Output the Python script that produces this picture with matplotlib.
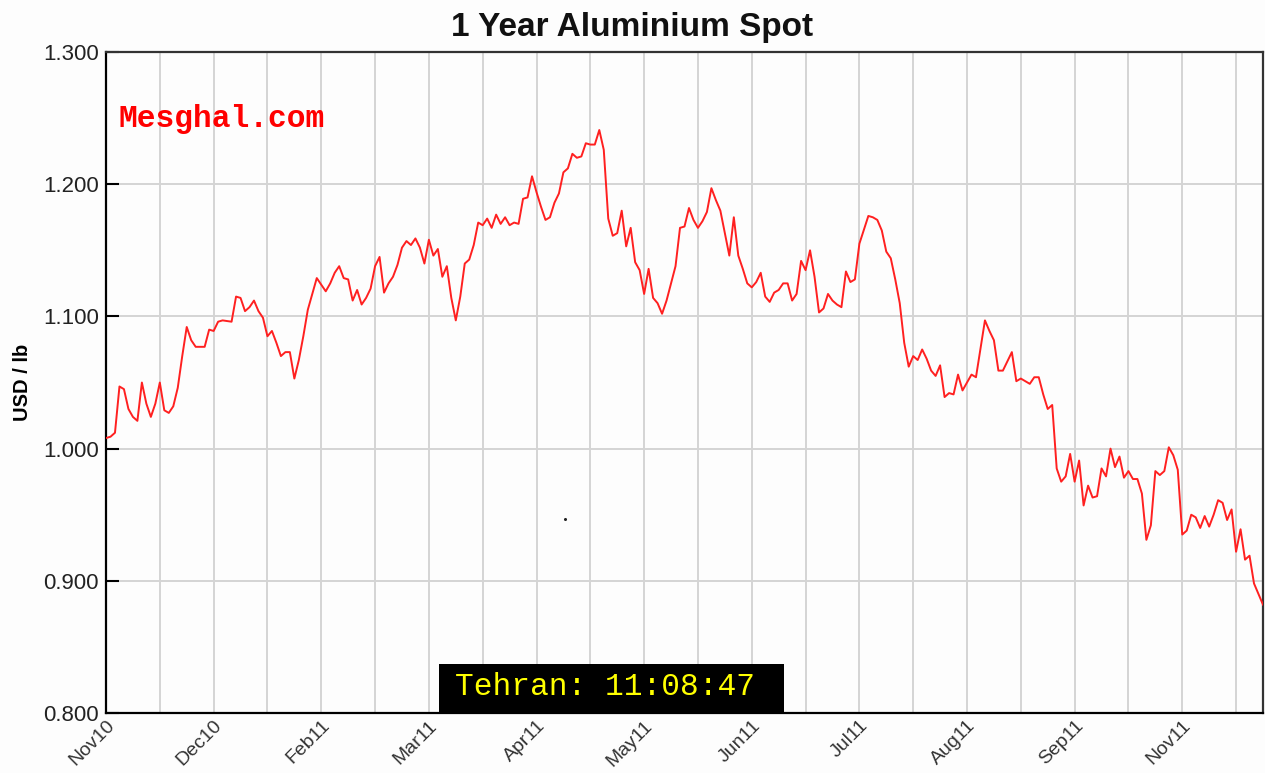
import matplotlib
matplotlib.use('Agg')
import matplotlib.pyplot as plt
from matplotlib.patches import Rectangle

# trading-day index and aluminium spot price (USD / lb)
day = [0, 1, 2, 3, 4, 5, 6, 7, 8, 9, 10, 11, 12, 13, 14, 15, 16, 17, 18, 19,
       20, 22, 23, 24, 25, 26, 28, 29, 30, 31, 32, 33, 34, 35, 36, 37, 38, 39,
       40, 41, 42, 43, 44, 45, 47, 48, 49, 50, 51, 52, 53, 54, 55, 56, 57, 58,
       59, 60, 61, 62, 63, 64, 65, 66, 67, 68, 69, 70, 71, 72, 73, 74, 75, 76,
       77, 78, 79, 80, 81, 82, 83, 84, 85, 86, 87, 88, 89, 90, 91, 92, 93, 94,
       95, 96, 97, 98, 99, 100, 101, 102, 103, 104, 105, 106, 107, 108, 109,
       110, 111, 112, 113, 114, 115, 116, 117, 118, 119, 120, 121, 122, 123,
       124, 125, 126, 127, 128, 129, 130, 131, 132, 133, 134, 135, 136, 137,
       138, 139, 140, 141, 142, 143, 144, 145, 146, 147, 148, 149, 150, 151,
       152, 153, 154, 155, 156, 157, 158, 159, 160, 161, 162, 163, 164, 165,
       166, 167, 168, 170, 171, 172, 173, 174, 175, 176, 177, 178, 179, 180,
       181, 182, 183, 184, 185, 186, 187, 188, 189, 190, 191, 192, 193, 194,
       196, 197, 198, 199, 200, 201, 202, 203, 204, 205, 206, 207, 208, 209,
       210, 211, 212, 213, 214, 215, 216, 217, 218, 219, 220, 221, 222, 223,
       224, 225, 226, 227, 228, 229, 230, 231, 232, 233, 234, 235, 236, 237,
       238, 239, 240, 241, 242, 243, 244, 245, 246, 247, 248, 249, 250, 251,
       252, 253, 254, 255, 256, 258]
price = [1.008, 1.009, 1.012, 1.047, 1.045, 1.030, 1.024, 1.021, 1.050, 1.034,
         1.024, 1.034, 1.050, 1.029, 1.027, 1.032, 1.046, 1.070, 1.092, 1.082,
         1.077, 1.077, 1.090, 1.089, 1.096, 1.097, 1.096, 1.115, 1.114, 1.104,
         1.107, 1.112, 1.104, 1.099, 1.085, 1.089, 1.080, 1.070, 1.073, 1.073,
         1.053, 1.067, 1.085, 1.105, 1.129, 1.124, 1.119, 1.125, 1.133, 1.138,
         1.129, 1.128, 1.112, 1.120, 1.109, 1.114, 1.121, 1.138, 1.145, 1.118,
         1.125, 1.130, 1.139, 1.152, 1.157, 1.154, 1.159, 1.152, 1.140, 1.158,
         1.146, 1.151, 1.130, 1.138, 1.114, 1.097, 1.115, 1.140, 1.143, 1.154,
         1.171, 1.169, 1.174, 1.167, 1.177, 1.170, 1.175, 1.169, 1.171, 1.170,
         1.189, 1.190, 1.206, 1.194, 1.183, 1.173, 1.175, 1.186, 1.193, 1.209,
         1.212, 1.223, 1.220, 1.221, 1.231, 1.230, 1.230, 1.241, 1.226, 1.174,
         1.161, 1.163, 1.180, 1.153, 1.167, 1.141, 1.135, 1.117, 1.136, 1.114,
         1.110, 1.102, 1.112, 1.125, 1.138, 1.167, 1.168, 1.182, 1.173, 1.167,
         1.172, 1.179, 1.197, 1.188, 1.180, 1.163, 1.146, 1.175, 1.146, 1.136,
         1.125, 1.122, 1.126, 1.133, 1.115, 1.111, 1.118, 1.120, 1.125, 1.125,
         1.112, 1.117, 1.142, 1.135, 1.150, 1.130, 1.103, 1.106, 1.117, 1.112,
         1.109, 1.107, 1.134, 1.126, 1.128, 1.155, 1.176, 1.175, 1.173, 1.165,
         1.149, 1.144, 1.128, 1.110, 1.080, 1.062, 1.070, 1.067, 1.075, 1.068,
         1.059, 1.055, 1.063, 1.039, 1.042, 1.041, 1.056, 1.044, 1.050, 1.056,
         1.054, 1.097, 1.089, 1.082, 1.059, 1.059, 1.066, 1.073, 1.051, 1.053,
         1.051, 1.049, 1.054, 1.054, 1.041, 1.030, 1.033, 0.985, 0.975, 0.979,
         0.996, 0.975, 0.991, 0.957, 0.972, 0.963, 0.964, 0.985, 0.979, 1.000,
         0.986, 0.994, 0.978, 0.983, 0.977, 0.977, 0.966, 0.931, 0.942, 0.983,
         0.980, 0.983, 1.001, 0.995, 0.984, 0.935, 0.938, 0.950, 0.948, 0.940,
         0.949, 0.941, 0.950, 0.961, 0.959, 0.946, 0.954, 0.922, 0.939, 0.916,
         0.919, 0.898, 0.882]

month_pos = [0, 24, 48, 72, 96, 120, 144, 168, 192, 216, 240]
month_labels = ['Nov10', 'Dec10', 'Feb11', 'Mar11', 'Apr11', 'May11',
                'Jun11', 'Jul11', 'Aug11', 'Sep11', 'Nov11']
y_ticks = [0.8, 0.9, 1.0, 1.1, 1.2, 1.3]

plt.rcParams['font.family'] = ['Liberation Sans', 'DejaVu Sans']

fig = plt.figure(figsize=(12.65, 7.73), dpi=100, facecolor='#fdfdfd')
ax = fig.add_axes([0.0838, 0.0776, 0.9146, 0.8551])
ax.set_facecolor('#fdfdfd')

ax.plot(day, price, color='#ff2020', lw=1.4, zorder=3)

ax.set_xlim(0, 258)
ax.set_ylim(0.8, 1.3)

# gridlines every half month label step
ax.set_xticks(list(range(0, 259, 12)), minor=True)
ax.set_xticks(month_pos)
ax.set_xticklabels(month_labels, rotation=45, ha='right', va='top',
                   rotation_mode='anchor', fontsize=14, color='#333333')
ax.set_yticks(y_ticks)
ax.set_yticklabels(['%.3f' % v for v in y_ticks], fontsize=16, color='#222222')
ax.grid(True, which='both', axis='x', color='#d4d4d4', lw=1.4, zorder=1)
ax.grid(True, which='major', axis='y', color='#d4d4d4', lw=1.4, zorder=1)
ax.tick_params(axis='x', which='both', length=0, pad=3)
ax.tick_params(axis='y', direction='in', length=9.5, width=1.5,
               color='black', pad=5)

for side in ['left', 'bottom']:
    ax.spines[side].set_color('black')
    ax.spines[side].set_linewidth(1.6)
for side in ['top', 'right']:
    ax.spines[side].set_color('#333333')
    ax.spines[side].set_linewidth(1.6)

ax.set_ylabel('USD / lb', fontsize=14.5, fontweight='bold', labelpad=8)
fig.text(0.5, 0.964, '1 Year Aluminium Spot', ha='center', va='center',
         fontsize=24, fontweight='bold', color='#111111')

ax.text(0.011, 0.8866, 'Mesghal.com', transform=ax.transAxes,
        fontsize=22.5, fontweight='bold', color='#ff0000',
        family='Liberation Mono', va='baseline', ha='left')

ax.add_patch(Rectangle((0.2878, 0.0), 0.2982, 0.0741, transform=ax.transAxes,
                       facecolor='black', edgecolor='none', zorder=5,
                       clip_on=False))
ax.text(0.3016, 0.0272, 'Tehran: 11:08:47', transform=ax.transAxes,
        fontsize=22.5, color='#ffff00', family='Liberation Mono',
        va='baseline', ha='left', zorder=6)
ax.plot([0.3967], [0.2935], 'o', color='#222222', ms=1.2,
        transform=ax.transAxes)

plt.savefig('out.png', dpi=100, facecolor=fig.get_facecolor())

———

Written exercise: Quote, exactly and only, the lines from the first line of the data above through the line containing "from matplotlib.patches import Rectangle". The pictures do not belong in it.

Output:
Output the Python script that produces this picture with matplotlib.
import matplotlib
matplotlib.use('Agg')
import matplotlib.pyplot as plt
from matplotlib.patches import Rectangle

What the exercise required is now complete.